• _WHAT NEEDS TO BE DONE_: Begin at the first line below and copy each line exactly, ending with the line where "ydom = [0, 1]" appears.

--------------------------------

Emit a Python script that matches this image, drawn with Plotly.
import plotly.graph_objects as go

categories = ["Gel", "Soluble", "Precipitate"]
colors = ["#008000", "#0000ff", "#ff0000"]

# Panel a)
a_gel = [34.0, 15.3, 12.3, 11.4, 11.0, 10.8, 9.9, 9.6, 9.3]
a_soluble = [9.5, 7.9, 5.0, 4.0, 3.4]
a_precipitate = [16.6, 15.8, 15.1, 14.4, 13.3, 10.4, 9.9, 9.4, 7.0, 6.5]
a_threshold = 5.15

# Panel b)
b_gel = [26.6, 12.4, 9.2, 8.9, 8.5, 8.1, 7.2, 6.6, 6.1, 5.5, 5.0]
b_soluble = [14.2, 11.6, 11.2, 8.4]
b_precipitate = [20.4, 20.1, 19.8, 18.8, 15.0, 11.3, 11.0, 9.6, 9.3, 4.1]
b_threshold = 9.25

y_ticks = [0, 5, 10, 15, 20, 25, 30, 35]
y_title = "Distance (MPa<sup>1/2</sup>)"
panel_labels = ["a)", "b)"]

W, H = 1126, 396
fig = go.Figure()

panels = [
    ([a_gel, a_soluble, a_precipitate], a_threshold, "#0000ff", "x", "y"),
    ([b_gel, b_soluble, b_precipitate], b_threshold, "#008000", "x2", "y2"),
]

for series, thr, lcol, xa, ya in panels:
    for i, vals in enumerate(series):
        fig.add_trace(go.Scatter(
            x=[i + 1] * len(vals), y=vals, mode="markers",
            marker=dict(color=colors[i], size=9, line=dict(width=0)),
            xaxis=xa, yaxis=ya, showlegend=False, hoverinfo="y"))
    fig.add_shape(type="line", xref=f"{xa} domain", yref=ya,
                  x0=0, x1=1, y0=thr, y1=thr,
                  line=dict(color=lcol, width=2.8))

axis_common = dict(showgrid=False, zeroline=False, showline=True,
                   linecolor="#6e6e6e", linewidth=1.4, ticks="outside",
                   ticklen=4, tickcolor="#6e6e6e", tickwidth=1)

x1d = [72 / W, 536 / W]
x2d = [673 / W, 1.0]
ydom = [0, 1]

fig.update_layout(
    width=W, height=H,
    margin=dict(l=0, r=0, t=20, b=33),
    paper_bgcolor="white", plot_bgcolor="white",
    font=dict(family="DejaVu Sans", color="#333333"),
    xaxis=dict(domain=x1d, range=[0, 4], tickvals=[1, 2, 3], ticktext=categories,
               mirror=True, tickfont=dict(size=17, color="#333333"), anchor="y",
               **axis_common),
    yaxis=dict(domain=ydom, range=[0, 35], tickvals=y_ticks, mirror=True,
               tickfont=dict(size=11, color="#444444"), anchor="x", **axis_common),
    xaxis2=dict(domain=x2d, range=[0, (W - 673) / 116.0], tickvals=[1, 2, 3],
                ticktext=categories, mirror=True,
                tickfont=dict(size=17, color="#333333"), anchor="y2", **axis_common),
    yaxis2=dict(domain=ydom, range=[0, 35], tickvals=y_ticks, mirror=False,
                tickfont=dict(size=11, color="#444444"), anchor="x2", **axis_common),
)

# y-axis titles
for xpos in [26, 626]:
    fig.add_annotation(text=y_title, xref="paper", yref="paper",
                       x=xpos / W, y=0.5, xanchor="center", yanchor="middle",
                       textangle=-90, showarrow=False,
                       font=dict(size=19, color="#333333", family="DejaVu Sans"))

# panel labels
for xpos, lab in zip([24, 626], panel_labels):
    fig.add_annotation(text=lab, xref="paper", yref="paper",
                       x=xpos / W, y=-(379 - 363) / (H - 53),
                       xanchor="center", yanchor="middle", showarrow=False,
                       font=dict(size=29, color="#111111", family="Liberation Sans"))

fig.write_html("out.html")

--------------------------------

• _RESULT_:
Emit a Python script that matches this image, drawn with Plotly.
import plotly.graph_objects as go

categories = ["Gel", "Soluble", "Precipitate"]
colors = ["#008000", "#0000ff", "#ff0000"]

# Panel a)
a_gel = [34.0, 15.3, 12.3, 11.4, 11.0, 10.8, 9.9, 9.6, 9.3]
a_soluble = [9.5, 7.9, 5.0, 4.0, 3.4]
a_precipitate = [16.6, 15.8, 15.1, 14.4, 13.3, 10.4, 9.9, 9.4, 7.0, 6.5]
a_threshold = 5.15

# Panel b)
b_gel = [26.6, 12.4, 9.2, 8.9, 8.5, 8.1, 7.2, 6.6, 6.1, 5.5, 5.0]
b_soluble = [14.2, 11.6, 11.2, 8.4]
b_precipitate = [20.4, 20.1, 19.8, 18.8, 15.0, 11.3, 11.0, 9.6, 9.3, 4.1]
b_threshold = 9.25

y_ticks = [0, 5, 10, 15, 20, 25, 30, 35]
y_title = "Distance (MPa<sup>1/2</sup>)"
panel_labels = ["a)", "b)"]

W, H = 1126, 396
fig = go.Figure()

panels = [
    ([a_gel, a_soluble, a_precipitate], a_threshold, "#0000ff", "x", "y"),
    ([b_gel, b_soluble, b_precipitate], b_threshold, "#008000", "x2", "y2"),
]

for series, thr, lcol, xa, ya in panels:
    for i, vals in enumerate(series):
        fig.add_trace(go.Scatter(
            x=[i + 1] * len(vals), y=vals, mode="markers",
            marker=dict(color=colors[i], size=9, line=dict(width=0)),
            xaxis=xa, yaxis=ya, showlegend=False, hoverinfo="y"))
    fig.add_shape(type="line", xref=f"{xa} domain", yref=ya,
                  x0=0, x1=1, y0=thr, y1=thr,
                  line=dict(color=lcol, width=2.8))

axis_common = dict(showgrid=False, zeroline=False, showline=True,
                   linecolor="#6e6e6e", linewidth=1.4, ticks="outside",
                   ticklen=4, tickcolor="#6e6e6e", tickwidth=1)

x1d = [72 / W, 536 / W]
x2d = [673 / W, 1.0]
ydom = [0, 1]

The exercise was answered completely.